The 2017 NFL Draft took place amid uncertainty. Perhaps like no year in recent history, the class was lacking a quarterback consensus; the only thing scouts could agree on was there was no agreement. Each of the top three passers – Mitchell Trubisky, Deshaun Watson and Pat Mahomes – had flaws decision-makers could point to, so much so that top selections almost became a poisoned chalice for quarterback-needy teams.
Muddying the waters further was the spectre of 2018, for scouts and general managers had already begun longingly looking ahead. While the ‘17 class lacked the surety decision-makers crave at a position that will determine their whole career, the next one would be amazing. Josh Rosen, Josh Allen, Luke Falk and others were being mentioned as franchise signal-callers in the making.
And then there was the tantalising jewel in the crown; the ‘best QB prospect since Andrew Luck’ as many in league circles were dubbing him. Understandable, too, for the memories of a 19-year-old Sam Darnold torching Penn State for 453 yards and five touchdowns in perhaps the greatest Rose Bowl in the game’s illustrious history had left an indelible mark. “Quarterbacks are in such demand, teams always want to understand the available market at the position in the future. Darnold’s 2016 tape put him squarely in the mix despite his young age,” former Eagles, Jets and Giants scout Daniel Hatman tells Gridiron.
There was little doubt; Darnold would be a No. 1 overall pick. It was just a question of which year he decided to declare.
A year later, Darnold has declared. And yet, his narrative has changed. No longer a consensus top selection, he now finds himself wedged in an intense quarterback derby. One that evokes memories of last season to the undoubted surprise of decision-makers who, with a view to reaping the riches of ’18, opted for safe selections at other positions in 2017.
Key to the confusion is Darnold, the blonde-haired, blue-eyed California boy who looked every bit the Next Big Thing when becoming the first freshman to win the Archie Griffin Award since its inception in 1999. In his first season as starting quarterback at USC, Darnold racked up 3,086 yards, 31 touchdowns, with a completion percentage of 67%. He also shined in the statistical category that will come to define his draft stock, throwing just nine picks.

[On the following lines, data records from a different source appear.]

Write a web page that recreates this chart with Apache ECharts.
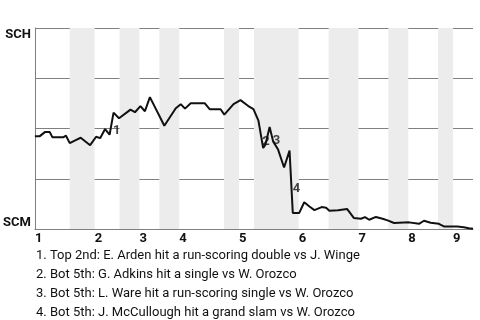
<!DOCTYPE html>
<html><head><meta charset="utf-8">
<script src="https://cdn.jsdelivr.net/npm/echarts@6/dist/echarts.min.js"></script>
<style>html,body{margin:0;padding:0;background:#fff}#c{width:480px;height:320px}</style>
</head><body><div id="c"></div>
<script>
// Teams: bottom of axis (0 %) and top of axis (100 %)
const teamBottom = 'SCM';
const teamTop = 'SCH';
// Innings (x in game-progress units)
const inningLabels = ['1','2','3','4','5','6','7','8','9'];
const inningStarts = [0, 24, 42, 58, 82, 106, 130, 150, 168];
const gameEnd = 176;
const bottomHalfStart = [14, 34, 50, 76, 88, 118, 142, 162];
const bottomHalfEnd   = [24, 42, 58, 82, 106, 130, 150, 168];
// Win probability for SCH (%) along the game
const playX = [0, 2, 4, 6, 7, 11.5, 12.5, 14, 16.4, 18.4, 19.2, 22.2, 24.6, 26.2, 28.2, 30, 31.6, 33.8, 38.4, 40.2,
  42.4, 44.2, 46.2, 52, 56.6, 58.6, 60.3, 62.6, 68.2, 70.2, 74.6, 76.1, 79.8, 82.6, 85.6, 87.8, 89.8, 91.7, 92.6, 94.3,
  95.7, 97.7, 100.1, 102.3, 103.6, 106.2, 108.2, 110.3, 112.3, 115.2, 117, 118.3, 121.8, 125.4, 128.1, 131, 132.6, 134.3, 137, 139.7,
  141.7, 144.3, 150.3, 154.3, 156.3, 159, 162.3, 164.3, 169.7, 172.3, 174.3, 176];
const winProb = [46.2, 46.2, 48.2, 48.2, 45.7, 45.7, 46.4, 42.7, 44.2, 45.4, 44.9, 41.7, 45.9, 45.2, 49.7, 46.9, 57.9, 55.1, 59.4, 58.1,
  61.1, 58.6, 65.6, 51.4, 60.1, 62.1, 59.9, 62.6, 62.6, 59.6, 59.6, 56.9, 62.1, 64.1, 61.3, 59.6, 53.9, 40.3, 41.9, 50.7,
  43.6, 39.5, 30.6, 39, 8, 8, 13.3, 11.2, 9.4, 10.9, 10.6, 9.1, 9.3, 10, 5.5, 5.1, 5.9, 4.6, 6, 5.1,
  4.3, 3, 3.3, 2.6, 4.1, 3.1, 2.6, 1.3, 1.3, 0.9, 0.4, 0.1];
// Key events: index of the play after the event
const eventIndex = [16, 37, 40, 44];
const eventNotes = [
  '1. Top 2nd: E. Arden hit a run-scoring double vs J. Winge',
  '2. Bot 5th: G. Adkins hit a single vs W. Orozco',
  '3. Bot 5th: L. Ware hit a run-scoring single vs W. Orozco',
  '4. Bot 5th: J. McCullough hit a grand slam vs W. Orozco'
];

const lineData = playX.map((x, i) => [x, winProb[i]]);
const eventData = eventIndex.map((k, i) => ({
  name: String(i + 1),
  value: [(playX[k - 1] + playX[k]) / 2, (winProb[k - 1] + winProb[k]) / 2]
}));
const bands = bottomHalfStart.map((s, i) => [{ xAxis: s }, { xAxis: bottomHalfEnd[i] }]);

const FONT = 'Roboto';
const INK = '#111';
const GRID = '#808080';
const chart = echarts.init(document.getElementById('c'), null, { renderer: 'canvas' });
chart.setOption({
  animation: false,
  backgroundColor: '#fff',
  textStyle: { fontFamily: FONT },
  grid: { left: 32, right: 7, top: 28, bottom: 91, containLabel: false },
  title: {
    text: eventNotes.join('\n'),
    left: 31, top: 241,
    textStyle: { fontFamily: FONT, fontSize: 13, fontWeight: 'normal', color: INK, lineHeight: 19 }
  },
  xAxis: {
    type: 'value', min: 0, max: gameEnd, interval: 2,
    axisLine: { show: true, lineStyle: { color: GRID, width: 1 } },
    axisTick: { show: false },
    splitLine: { show: false },
    axisLabel: {
      margin: 3, align: 'left', fontFamily: FONT, fontSize: 13, fontWeight: 'bold', color: INK,
      showMinLabel: true, showMaxLabel: true,
      formatter: v => { const i = inningStarts.indexOf(v); return i >= 0 ? inningLabels[i] : ''; }
    }
  },
  yAxis: {
    type: 'value', min: 0, max: 100, interval: 25,
    axisLine: { show: true, lineStyle: { color: GRID, width: 1 } },
    axisTick: { show: false },
    splitLine: { show: true, lineStyle: { color: GRID, width: 1 } },
    axisLabel: {
      margin: 4, fontFamily: FONT, fontSize: 13, fontWeight: 'bold', color: INK,
      verticalAlignMaxLabel: 'top', verticalAlignMinLabel: 'bottom',
      formatter: v => v === 100 ? teamTop : (v === 0 ? teamBottom : '')
    }
  },
  series: [
    {
      type: 'line', data: lineData, symbol: 'none', z: 3,
      lineStyle: { color: INK, width: 2 },
      markArea: { silent: true, itemStyle: { color: '#ececec' }, data: bands }
    },
    {
      type: 'scatter', data: eventData, symbolSize: 1, z: 4,
      itemStyle: { color: 'transparent' },
      label: {
        show: true, formatter: p => p.name, position: [2, 1], align: 'left', verticalAlign: 'top',
        fontFamily: FONT, fontSize: 13, fontWeight: 'bold', color: INK
      }
    }
  ]
});
</script></body></html>
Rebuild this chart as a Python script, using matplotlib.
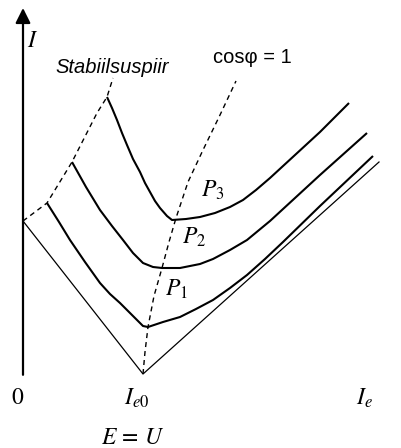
import matplotlib
matplotlib.use("Agg")
import matplotlib.pyplot as plt

plt.rcParams["mathtext.fontset"] = "stix"

# V-curve points, origin at the axes corner (x: excitation current, y: armature current)
v_x = [0, 120, 356]
v_y = [153, 0, 212]

# stability limit (dashed)
stab_x = [0, 24, 49, 74, 84, 90]
stab_y = [153, 171, 212, 261, 277, 296]

# cos(phi) = 1 locus (dashed)
cos_x = [120, 122, 125, 131, 139, 146, 153, 165, 180, 197, 213]
cos_y = [0, 22, 47, 78, 106, 132, 156, 192, 224, 259, 293]

# load curves P1, P2, P3
p1_x = [24, 36, 47, 62, 77, 87, 97, 106, 114, 120, 125, 140, 157, 173, 190, 207, 224, 242, 260, 297, 350]
p1_y = [171, 152, 134, 112, 91, 80, 71, 62, 54, 48, 47, 52, 57, 65, 74, 86, 99, 115, 132, 168, 218]

p2_x = [49, 63, 77, 89, 100, 110, 120, 130, 139, 157, 177, 190, 207, 224, 247, 272, 297, 344]
p2_y = [212, 187, 164, 148, 134, 121, 111, 107, 106, 106, 110, 115, 124, 134, 153, 176, 199, 241]

p3_x = [84, 89, 94, 99, 104, 110, 117, 122, 127, 132, 137, 144, 149, 163, 177, 192, 207, 220, 233, 247, 272, 297, 326]
p3_y = [277, 266, 254, 241, 229, 215, 202, 191, 182, 173, 166, 158, 154, 155, 157, 161, 167, 174, 184, 196, 219, 242, 271]

ie0 = 120

fig = plt.figure(figsize=(4.01, 4.48), dpi=100)
ax = fig.add_axes([0, 0, 1, 1])
ax.set_xlim(-23, 378)
ax.set_ylim(-74, 374)
ax.axis("off")

# axes with arrows
arrow = dict(arrowstyle="-|>,head_length=0.6,head_width=0.3", lw=1.6,
             color="black", mutation_scale=15, shrinkA=0, shrinkB=0)
ax.annotate("", xy=(0, 366), xytext=(0, -0.8), arrowprops=arrow)
ax.annotate("", xy=(384, 0), xytext=(-0.8, 0), arrowprops=arrow)

ax.plot(v_x, v_y, color="black", lw=0.9)
ax.plot(stab_x, stab_y, color="black", lw=1.0, dashes=(3.6, 2.9))
ax.plot(cos_x, cos_y, color="black", lw=1.0, dashes=(3.6, 2.9))

for xs, ys in [(p1_x, p1_y), (p2_x, p2_y), (p3_x, p3_y)]:
    ax.plot(xs, ys, color="black", lw=1.5, solid_joinstyle="round",
            solid_capstyle="butt")

serif = dict(fontsize=17, ha="center", va="center")
ax.text(10, 334, r"$I$", **serif)
ax.text(-5, -23, r"$0$", **serif)
ax.text(ie0 - 6, -24, r"$I_{e0}$", **serif)
ax.text(341, -24, r"$I_e$", **serif)
ax.text(110, -63, r"$E\,=\,U$", **serif)
ax.text(190, 184, r"$P_3$", **serif)
ax.text(171, 137, r"$P_2$", **serif)
ax.text(153, 85, r"$P_1$", **serif)

ax.text(89, 307, "Stabiilsuspiir", fontsize=14.5, style="italic",
        family="Liberation Sans", ha="center", va="center")
ax.text(229, 317, "cosφ = 1", fontsize=14.5, family="Liberation Sans",
        ha="center", va="center")

fig.savefig("out.png", dpi=100)
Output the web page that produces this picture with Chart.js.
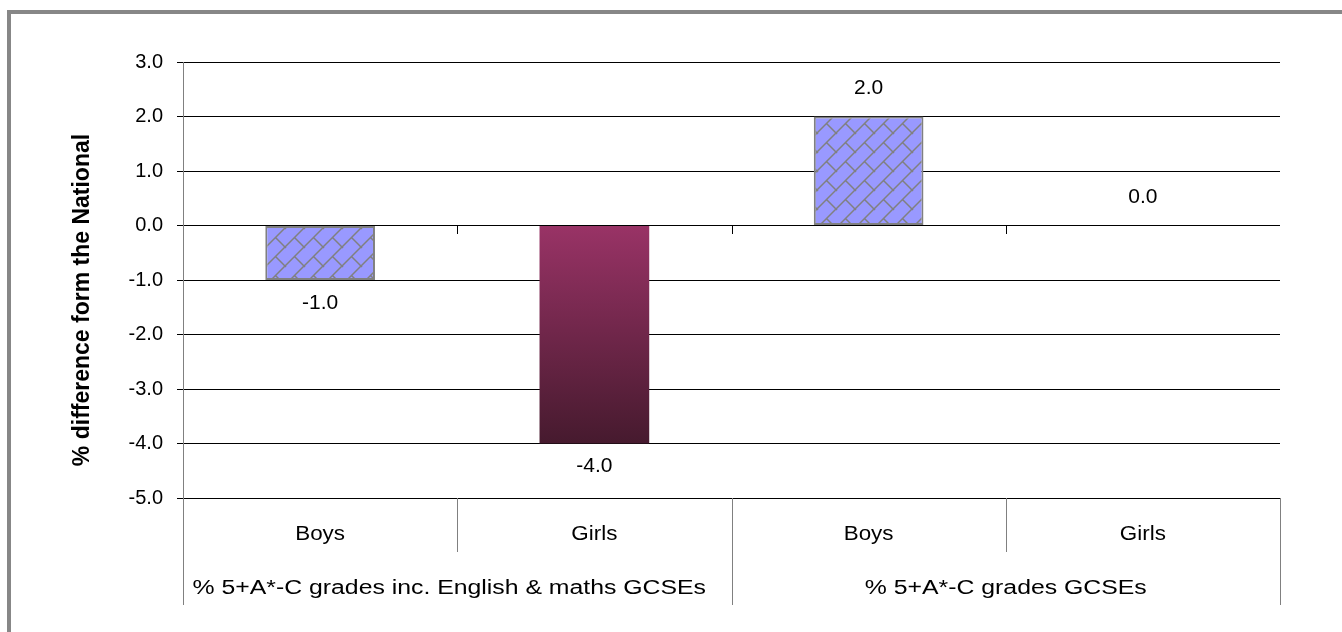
<!DOCTYPE html>
<html>
<head>
<meta charset="utf-8">
<script src="https://cdn.jsdelivr.net/npm/chart.js@4/dist/chart.umd.min.js"></script>
<style>
  html, body { margin: 0; padding: 0; background: #fff; }
  .wrap { position: relative; width: 1342px; height: 632px; overflow: hidden; }
  .frame { position: absolute; left: 7px; top: 10px; width: 1400px; height: 700px; border: 4px solid #878787; }
  #chart { position: absolute; left: 0; top: 0; }
</style>
</head>
<body>
<div class="wrap">
  <div class="frame"></div>
  <canvas id="chart" width="1342" height="632"></canvas>
</div>
<script>
// categories: sub label per bar, then the two measure groups (two bars each)
const subLabels = ['Boys', 'Girls', 'Boys', 'Girls'];
const groupLabels = ['% 5+A*-C grades inc. English & maths GCSEs', '% 5+A*-C grades GCSEs'];
const groupSpan = [2, 2];

// % difference from the national figure
const diffValues = [-1.0, -4.0, 2.0, 0.0];

const yMin = -5;
const yMax = 3;
const yStep = 1;
const yTitle = '% difference form the National';

const FONT = '"Liberation Sans", Arial, sans-serif';

function brickPattern() {
  const t = 19;
  const c = document.createElement('canvas');
  c.width = t;
  c.height = t;
  const g = c.getContext('2d');
  g.fillStyle = '#9999ff';
  g.fillRect(0, 0, t, t);
  g.strokeStyle = '#808080';
  g.lineWidth = 1.5;
  g.beginPath();
  // long diagonal rows
  [0, t, 2 * t].forEach((k) => {
    g.moveTo(k - t - 2, t + 2);
    g.lineTo(k + 2, -2);
  });
  // joints between rows
  g.moveTo(t / 2, t / 2);
  g.lineTo(t + 1, t + 1);
  g.moveTo(-t / 2, -t / 2);
  g.lineTo(1, 1);
  g.stroke();
  return g.createPattern(c, 'repeat');
}

const brick = brickPattern();

function barFill(ctx) {
  if (ctx.dataIndex !== 1) return brick;
  const chart = ctx.chart;
  const y = chart.scales.y;
  if (!y) return '#7a2a55';
  const v = diffValues[ctx.dataIndex];
  const g = chart.ctx.createLinearGradient(0, y.getPixelForValue(0), 0, y.getPixelForValue(v));
  g.addColorStop(0, '#993366');
  g.addColorStop(1, '#461a2e');
  return g;
}

// text a little wider than the font's own metrics
function wideText(ctx, s, x, y, sx) {
  ctx.save();
  ctx.translate(x, y);
  ctx.scale(sx, 1);
  ctx.fillText(s, 0, 0);
  ctx.restore();
}

// value labels above / below each bar
const valueLabels = {
  id: 'valueLabels',
  afterDatasetsDraw(chart) {
    const ctx = chart.ctx;
    const meta = chart.getDatasetMeta(0);
    ctx.save();
    ctx.font = '20px ' + FONT;
    ctx.fillStyle = '#000';
    ctx.textAlign = 'center';
    ctx.textBaseline = 'middle';
    meta.data.forEach((bar, i) => {
      const v = diffValues[i];
      const top = Math.min(bar.y, bar.base);
      const bottom = Math.max(bar.y, bar.base);
      const ty = v >= 0 ? top - 28 : bottom + 23;
      wideText(ctx, v.toFixed(1), bar.x, ty, 1.05);
    });
    ctx.restore();
  },
};

// two-level category axis below the plot, plus the y axis title
const categoryTable = {
  id: 'categoryTable',
  afterDraw(chart) {
    const ctx = chart.ctx;
    const x = chart.scales.x;
    const y = chart.scales.y;
    const area = chart.chartArea;
    const centers = subLabels.map((_, i) => x.getPixelForValue(i));
    const edges = [area.left];
    for (let i = 0; i < centers.length - 1; i++) edges.push((centers[i] + centers[i + 1]) / 2);
    edges.push(area.right);

    const rowTop = area.bottom;
    const row1 = rowTop + 54;
    const row2 = rowTop + 107;
    const y0 = Math.round(y.getPixelForValue(0));

    ctx.save();
    ctx.lineWidth = 1;
    ctx.strokeStyle = '#808080';
    ctx.beginPath();
    const groupEdges = [0];
    groupSpan.forEach((n) => groupEdges.push(groupEdges[groupEdges.length - 1] + n));
    edges.forEach((ex, i) => {
      const px = Math.round(ex) + 0.5;
      const full = groupEdges.includes(i);
      ctx.moveTo(px, rowTop);
      ctx.lineTo(px, full ? row2 : row1);
    });
    ctx.stroke();

    // small ticks on the zero line
    ctx.strokeStyle = '#000';
    ctx.beginPath();
    edges.slice(1, -1).forEach((ex) => {
      const px = Math.round(ex) + 0.5;
      ctx.moveTo(px, y0);
      ctx.lineTo(px, y0 + 8);
    });
    ctx.stroke();

    ctx.font = '20px ' + FONT;
    ctx.fillStyle = '#000';
    ctx.textAlign = 'center';
    ctx.textBaseline = 'middle';
    subLabels.forEach((s, i) => wideText(ctx, s, centers[i], rowTop + 36, 1.12));
    groupLabels.forEach((s, g) => {
      const l = edges[groupEdges[g]];
      const r = edges[groupEdges[g + 1]];
      wideText(ctx, s, (l + r) / 2 - (g === 0 ? 8 : 0), rowTop + 90, 1.24);
    });

    // y axis title
    ctx.font = 'bold 23px ' + FONT;
    ctx.translate(83, (area.top + area.bottom) / 2 + 20);
    ctx.rotate(-Math.PI / 2);
    ctx.fillText(yTitle, 0, 0);
    ctx.restore();
  },
};

new Chart(document.getElementById('chart'), {
  type: 'bar',
  data: {
    labels: subLabels,
    datasets: [{
      data: diffValues,
      backgroundColor: barFill,
      borderColor: (ctx) => (ctx.dataIndex === 1 ? 'rgba(0,0,0,0)' : '#808080'),
      borderWidth: (ctx) => (ctx.dataIndex === 1 ? 0 : 2),
      borderSkipped: false,
      categoryPercentage: 1,
      barPercentage: 0.4,
    }],
  },
  options: {
    responsive: false,
    animation: false,
    layout: { padding: { left: 60, top: 62, right: 62, bottom: 134 } },
    plugins: {
      legend: { display: false },
      tooltip: { enabled: false },
    },
    scales: {
      x: { display: false },
      y: {
        min: yMin,
        max: yMax,
        afterFit(scale) { scale.width = 123; },
        ticks: {
          stepSize: yStep,
          padding: 14,
          color: '#000',
          font: { family: FONT, size: 20 },
          callback: (v) => Number(v).toFixed(1),
        },
        grid: { color: '#000', lineWidth: 1, tickLength: 6 },
        border: { color: '#808080', width: 1 },
      },
    },
  },
  plugins: [valueLabels, categoryTable],
});
</script>
</body>
</html>
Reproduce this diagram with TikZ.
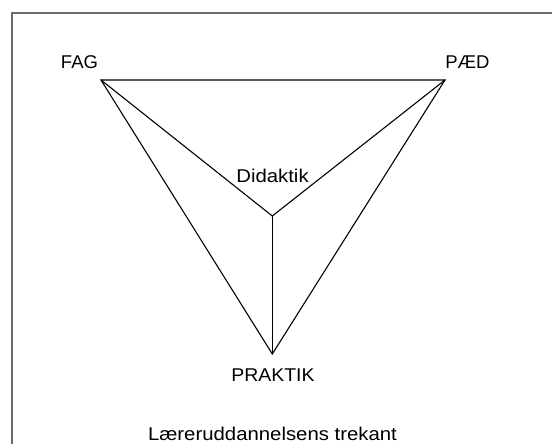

So where did it all go wrong? A quick look to his 2017 numbers begins to tell the story: 4,143 yards, 26 touchdowns, 63% completion percentage, 13 interceptions, 12 fumbles. Dreadful? Not at all. Hurtful? Absolutely. Suddenly, scouts are left to ponder the unanswerable question: which Darnold will NFL teams see? The star-in-the-making of 2016; or, as former scout Dan Shonka described him to Gridiron, the “turnover machine”. “Each year is a unique piece of the puzzle,” adds Hatman. “Clearly you would like strong consistent development, but you have to contextualise production and work in order to fully understand how personnel changes impact a player like Sam.”
Contextualising is easy, and you can guarantee teams who fall in love with Darnold’s early tape will make the obvious arguments: last year, USC lost wide receiver JuJu Smith-Schuster (a second-round pick by the Pittsburgh Steelers) and guard Zach Banner (a fourth-round pick by the Indianapolis Colts). While they have enjoyed differing degrees of success in the NFL, the aforementioned individuals played a pivotal role in the Trojans’ high-octane offense. All of a sudden, in the face of incomprehensible expectations, Darnold had lost his go-to receiver and a key lineman who was entrusted with protecting him up the middle.
But is that the whole story? Shonka doesn’t think so: “His mechanics are off, especially his footwork. His fundamentals are all over the place. He’s struggled throwing high over his targets and his timing with the new group of receivers in 2017 has been off.”
For all that feels like a damning indictment, Darnold won’t be the first quarterback to enter the pros with fundamentals questions. Nor would he be the first to overcome them. As such, NFL evaluators will likely ponder whether he has enough other skills to compensate. One man convinced he does is Darnold’s high-school head coach at San Clemente, Jaime Ortiz.
“Sam has the unique ability to make others around him raise their level of play to match his, he’s a born leader,” he enthused to Gridiron. “Sam is the ultimate competitor. He’s a player who lets his actions do the talking and is what I would call an ‘old-school’ quarterback. During his time here at San Clemente we saw his ability to lead those around him.”
And for all Ortiz extolls the virtues of Darnold’s orthodoxy, he believes his protégé – who excelled in high-school basketball too – is an underrated athlete. “His ability to compete on the basketball court undoubtedly helped Sam on the football field; his quick movement in tight spaces improved immediately and we saw the benefit of that.”
The other big factor in Darnold’s favour might be what he hasn’t done: no run-ins with the law, no character concerns. The theme of professionalism is recurrent when you speak to those within the league and his inner circle; there are no skeletons to find. He is almost the antithesis of Baker Mayfield.
The best quarterback prospect since Andrew Luck? No. A better prospect than Mayfield? Time will tell.